[TASK REQUIREMENTS]:
Pictures stay out of this copy; please retype only the lines from the start of the records through the line with "(452,10) .. (446,10);".

:: EXCERPTED DATA ::

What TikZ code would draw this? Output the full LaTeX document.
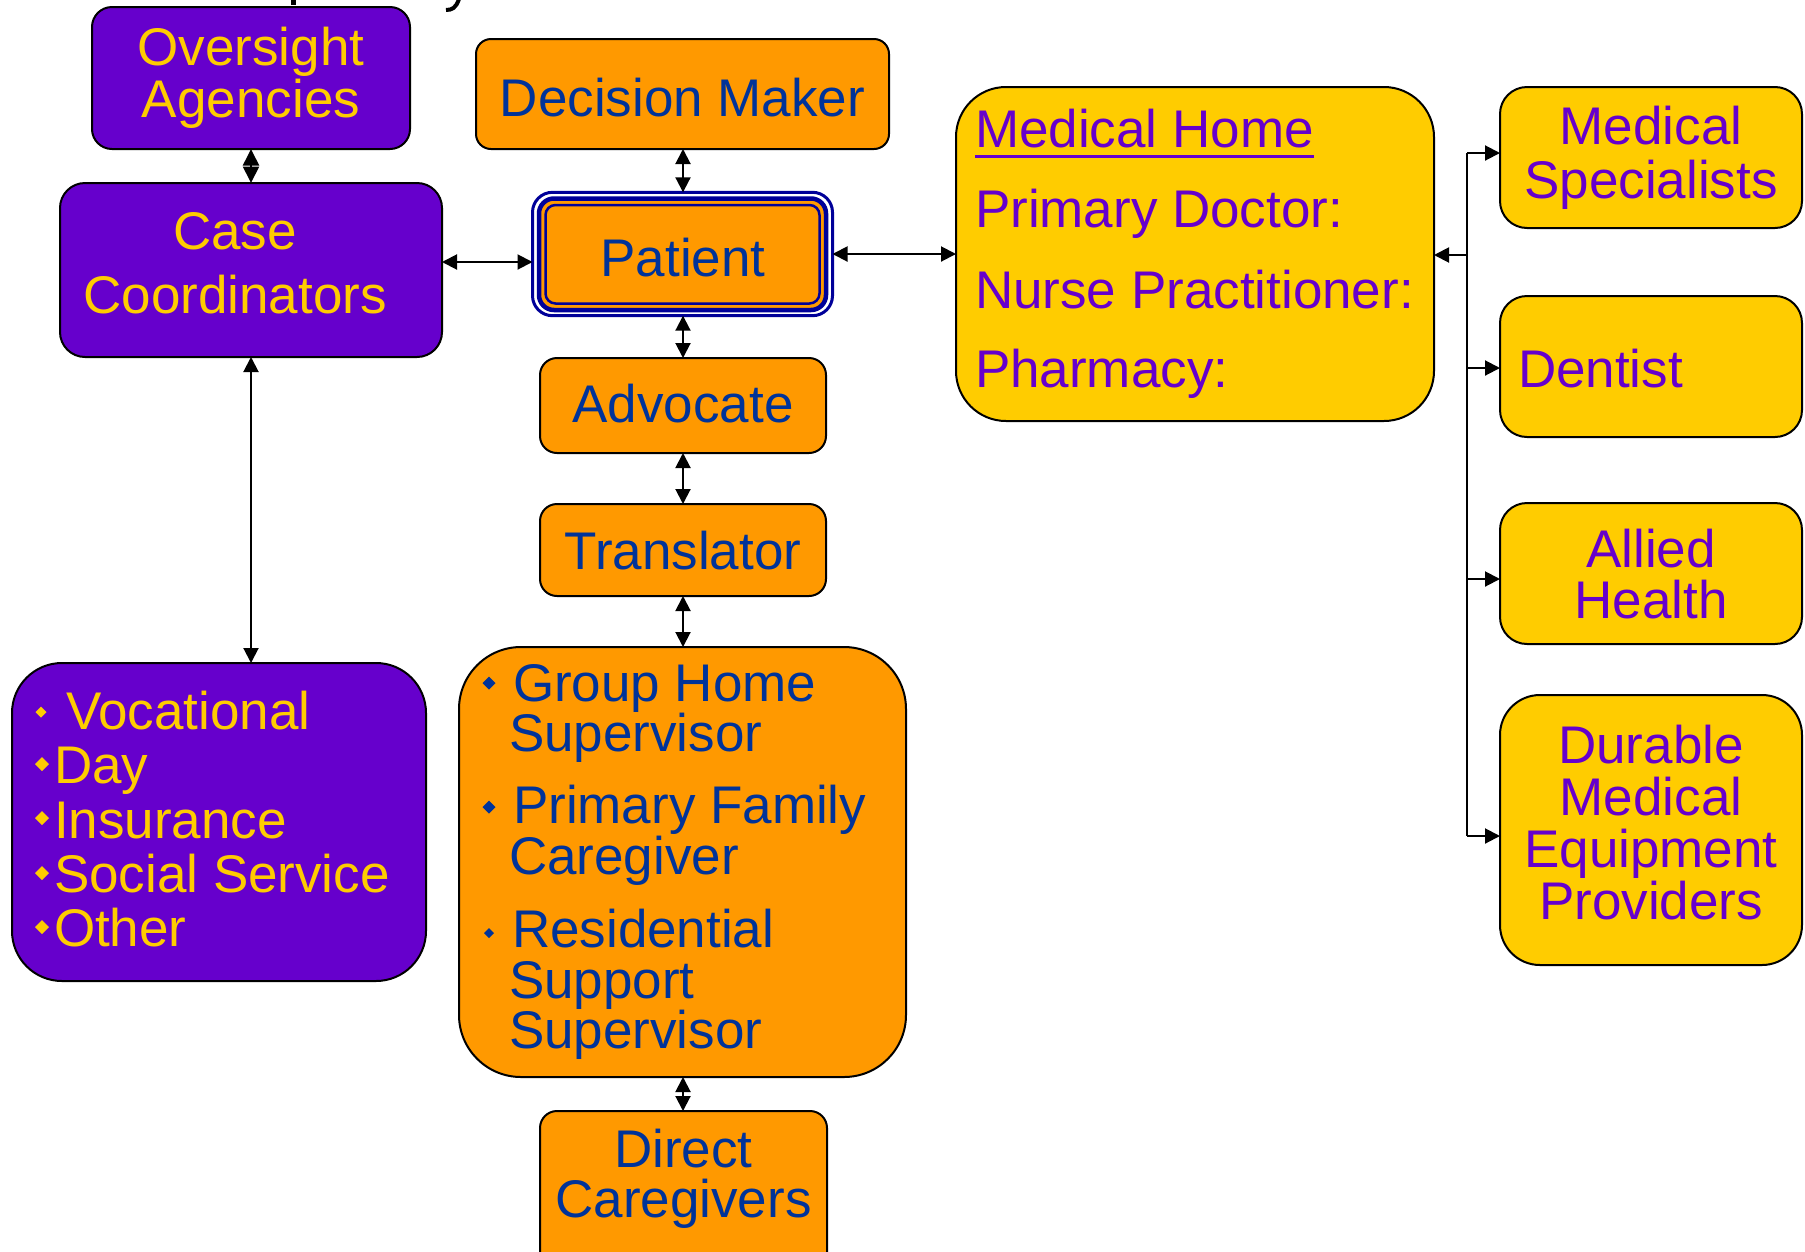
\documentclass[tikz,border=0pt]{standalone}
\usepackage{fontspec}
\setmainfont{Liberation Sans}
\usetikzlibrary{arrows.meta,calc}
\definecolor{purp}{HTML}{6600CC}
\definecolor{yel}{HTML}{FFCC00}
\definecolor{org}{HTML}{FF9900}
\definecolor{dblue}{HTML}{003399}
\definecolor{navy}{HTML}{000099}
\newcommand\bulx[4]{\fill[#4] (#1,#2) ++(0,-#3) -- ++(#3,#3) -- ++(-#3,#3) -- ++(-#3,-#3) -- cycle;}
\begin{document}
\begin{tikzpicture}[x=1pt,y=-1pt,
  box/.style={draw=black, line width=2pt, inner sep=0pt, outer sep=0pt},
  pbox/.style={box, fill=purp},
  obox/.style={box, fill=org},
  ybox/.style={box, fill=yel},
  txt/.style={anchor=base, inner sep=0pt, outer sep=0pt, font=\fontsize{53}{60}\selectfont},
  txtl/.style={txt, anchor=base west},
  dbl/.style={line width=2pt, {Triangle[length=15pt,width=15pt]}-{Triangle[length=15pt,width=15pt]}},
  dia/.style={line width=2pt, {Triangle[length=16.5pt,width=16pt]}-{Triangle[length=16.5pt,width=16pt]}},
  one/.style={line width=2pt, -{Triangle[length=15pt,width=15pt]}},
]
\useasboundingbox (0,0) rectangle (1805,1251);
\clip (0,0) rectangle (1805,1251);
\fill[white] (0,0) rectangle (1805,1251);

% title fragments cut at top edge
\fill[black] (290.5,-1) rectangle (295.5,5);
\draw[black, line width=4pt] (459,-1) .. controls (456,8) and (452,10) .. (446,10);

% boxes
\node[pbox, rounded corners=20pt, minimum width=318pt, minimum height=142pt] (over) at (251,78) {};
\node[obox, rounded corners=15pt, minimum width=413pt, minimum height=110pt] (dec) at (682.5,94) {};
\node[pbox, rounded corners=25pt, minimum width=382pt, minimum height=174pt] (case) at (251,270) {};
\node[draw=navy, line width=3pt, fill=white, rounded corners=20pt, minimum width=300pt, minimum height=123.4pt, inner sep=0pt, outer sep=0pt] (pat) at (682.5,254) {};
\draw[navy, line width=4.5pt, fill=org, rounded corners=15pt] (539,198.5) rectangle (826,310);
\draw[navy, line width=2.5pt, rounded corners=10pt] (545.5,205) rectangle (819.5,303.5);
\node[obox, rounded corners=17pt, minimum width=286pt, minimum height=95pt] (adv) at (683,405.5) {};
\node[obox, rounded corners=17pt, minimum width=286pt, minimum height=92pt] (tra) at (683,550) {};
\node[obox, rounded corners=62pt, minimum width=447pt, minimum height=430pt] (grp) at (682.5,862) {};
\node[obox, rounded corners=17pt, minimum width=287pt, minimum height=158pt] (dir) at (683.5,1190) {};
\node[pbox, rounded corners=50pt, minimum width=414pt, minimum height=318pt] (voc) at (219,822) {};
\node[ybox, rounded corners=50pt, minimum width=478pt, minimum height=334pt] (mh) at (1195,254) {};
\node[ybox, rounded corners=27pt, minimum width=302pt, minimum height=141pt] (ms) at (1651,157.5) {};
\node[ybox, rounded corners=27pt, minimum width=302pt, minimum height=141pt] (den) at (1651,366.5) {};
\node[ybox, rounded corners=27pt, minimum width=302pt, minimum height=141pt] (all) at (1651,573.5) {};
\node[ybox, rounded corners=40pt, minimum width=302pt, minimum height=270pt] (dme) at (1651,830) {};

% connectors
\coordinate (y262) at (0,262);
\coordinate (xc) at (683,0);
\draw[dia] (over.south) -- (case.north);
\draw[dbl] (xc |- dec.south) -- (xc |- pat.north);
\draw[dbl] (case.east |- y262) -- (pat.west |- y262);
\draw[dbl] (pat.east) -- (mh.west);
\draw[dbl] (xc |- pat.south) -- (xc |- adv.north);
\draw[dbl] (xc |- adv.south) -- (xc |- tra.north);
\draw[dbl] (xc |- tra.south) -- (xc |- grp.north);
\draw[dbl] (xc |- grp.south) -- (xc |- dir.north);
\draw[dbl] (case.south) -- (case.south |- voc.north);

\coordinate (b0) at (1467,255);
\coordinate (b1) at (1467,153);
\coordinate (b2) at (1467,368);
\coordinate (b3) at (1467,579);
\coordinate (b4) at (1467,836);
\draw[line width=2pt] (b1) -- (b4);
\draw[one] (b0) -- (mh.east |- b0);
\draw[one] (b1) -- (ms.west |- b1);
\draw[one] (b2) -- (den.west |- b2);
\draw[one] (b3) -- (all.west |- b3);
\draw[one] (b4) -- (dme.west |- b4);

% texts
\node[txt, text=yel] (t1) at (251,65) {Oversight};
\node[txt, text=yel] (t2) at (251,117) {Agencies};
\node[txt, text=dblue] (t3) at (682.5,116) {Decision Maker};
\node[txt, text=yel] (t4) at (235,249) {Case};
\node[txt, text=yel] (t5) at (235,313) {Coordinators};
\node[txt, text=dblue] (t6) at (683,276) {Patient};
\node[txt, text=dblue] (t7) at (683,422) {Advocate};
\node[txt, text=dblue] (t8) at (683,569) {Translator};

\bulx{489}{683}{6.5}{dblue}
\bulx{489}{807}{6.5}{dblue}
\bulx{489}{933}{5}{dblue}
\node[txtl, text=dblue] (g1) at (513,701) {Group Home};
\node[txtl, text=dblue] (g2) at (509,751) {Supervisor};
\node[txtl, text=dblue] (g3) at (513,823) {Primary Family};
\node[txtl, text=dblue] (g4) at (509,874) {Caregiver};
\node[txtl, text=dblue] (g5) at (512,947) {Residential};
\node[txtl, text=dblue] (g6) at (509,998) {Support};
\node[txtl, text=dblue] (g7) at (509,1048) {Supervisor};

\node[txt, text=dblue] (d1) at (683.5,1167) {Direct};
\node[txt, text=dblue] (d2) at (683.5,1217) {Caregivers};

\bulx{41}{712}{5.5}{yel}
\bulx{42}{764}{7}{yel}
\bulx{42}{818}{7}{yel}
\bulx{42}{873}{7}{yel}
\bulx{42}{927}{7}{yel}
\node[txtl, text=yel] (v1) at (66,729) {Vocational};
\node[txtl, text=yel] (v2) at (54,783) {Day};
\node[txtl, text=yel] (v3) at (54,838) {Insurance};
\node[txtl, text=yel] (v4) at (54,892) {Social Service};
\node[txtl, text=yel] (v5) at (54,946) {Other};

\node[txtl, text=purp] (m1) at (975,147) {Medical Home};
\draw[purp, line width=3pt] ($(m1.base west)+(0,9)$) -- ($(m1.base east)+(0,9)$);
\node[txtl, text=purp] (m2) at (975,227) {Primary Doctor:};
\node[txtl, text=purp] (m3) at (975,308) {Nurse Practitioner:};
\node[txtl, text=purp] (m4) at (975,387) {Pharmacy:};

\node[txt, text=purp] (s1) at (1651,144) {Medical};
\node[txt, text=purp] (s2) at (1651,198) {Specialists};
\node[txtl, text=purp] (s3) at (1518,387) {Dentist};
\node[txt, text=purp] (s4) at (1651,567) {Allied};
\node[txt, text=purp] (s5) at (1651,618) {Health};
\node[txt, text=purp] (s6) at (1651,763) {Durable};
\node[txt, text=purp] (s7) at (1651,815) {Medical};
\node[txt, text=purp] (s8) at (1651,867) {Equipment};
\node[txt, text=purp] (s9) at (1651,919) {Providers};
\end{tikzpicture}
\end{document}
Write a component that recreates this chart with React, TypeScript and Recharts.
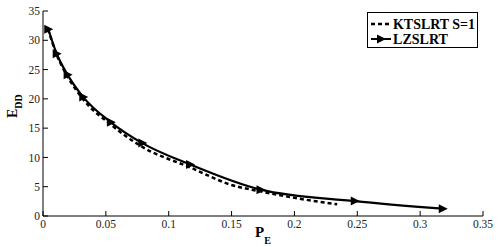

:::

[TASK RESPONSE]:
What TikZ code would draw this? Output the full LaTeX document.
\documentclass[tikz,border=0pt]{standalone}
\usepackage{fontspec}
\setmainfont{Liberation Sans}
\usetikzlibrary{arrows.meta,calc}
\definecolor{purp}{HTML}{6600CC}
\definecolor{yel}{HTML}{FFCC00}
\definecolor{org}{HTML}{FF9900}
\definecolor{dblue}{HTML}{003399}
\definecolor{navy}{HTML}{000099}
\newcommand\bulx[4]{\fill[#4] (#1,#2) ++(0,-#3) -- ++(#3,#3) -- ++(-#3,#3) -- ++(-#3,-#3) -- cycle;}
\begin{document}
\begin{tikzpicture}[x=1pt,y=-1pt,
  box/.style={draw=black, line width=2pt, inner sep=0pt, outer sep=0pt},
  pbox/.style={box, fill=purp},
  obox/.style={box, fill=org},
  ybox/.style={box, fill=yel},
  txt/.style={anchor=base, inner sep=0pt, outer sep=0pt, font=\fontsize{53}{60}\selectfont},
  txtl/.style={txt, anchor=base west},
  dbl/.style={line width=2pt, {Triangle[length=15pt,width=15pt]}-{Triangle[length=15pt,width=15pt]}},
  dia/.style={line width=2pt, {Triangle[length=16.5pt,width=16pt]}-{Triangle[length=16.5pt,width=16pt]}},
  one/.style={line width=2pt, -{Triangle[length=15pt,width=15pt]}},
]
\useasboundingbox (0,0) rectangle (1805,1251);
\clip (0,0) rectangle (1805,1251);
\fill[white] (0,0) rectangle (1805,1251);

% title fragments cut at top edge
\fill[black] (290.5,-1) rectangle (295.5,5);
\draw[black, line width=4pt] (459,-1) .. controls (456,8) and (452,10) .. (446,10);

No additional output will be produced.